Troum - Tjukurrpa I: Harmonies (Transgredient)
In the beginning there was... the Word? The Act? No, there was the Drone. And if no one did deep-dream drone like Maeror Tri, no
one does it like Troum, Maeror Tri's successor. Troum's two dreamweavers use no synthesizers, only guitars, bass, wordless voices,
and accordion, in realizing the "dreams dreamed by dreamers who are awake." The Tjukurrpa trilogy, taken from an Aboriginal word
for "dreamtime," isolates and highlights Troum's main attributes: harmonies, drones, and pulsations. This first volume plays up the
duo's lofty, liquid melodies, while taking in the history of drone musics - from the primordial roar of the didjeridu through Eno's
airport ambience. Cello-like undertones give way to the celestial swirl of illusory strings in opener "Wrota Sfer." The star-scaling
"Licht-Brandung" plays like the overture to a world's first dawn, recalling the Auroral symphonics of Stars of the Lid. "Gluoen"

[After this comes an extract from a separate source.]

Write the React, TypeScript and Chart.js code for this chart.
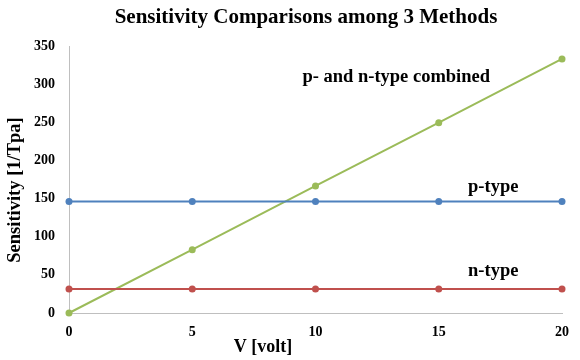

borrows the massed, sacred harmonies of the Seraphic choir. There's cabalistic innuendo in "Zayin" and "Mada Shaunda," as though the
keys of Making and Unmaking have been encoded within each deliberate involution. "Skaunieiis" makes the album's bid for
unutterable beauty with infinitely rippling guitars. Troum reserves its most stellar vision for last, observing the choreography of
night from its point of creation in "Mirrored in You (Dedicated to Martyn Bates)." If you're at all partial to the exploits of more
celebrated dreamstate disciples (you know the names), you owe it to yourself to investigate Troum and Maeror Tri. Begin with
Tjukurrpa I: Harmonies, as this self-released, splendidly packaged edition of 500 is sure to disappear quickly, and move on to
Meditamentum 2 (Manifold), an essential collection of Maeror Tri rarities. It's all good.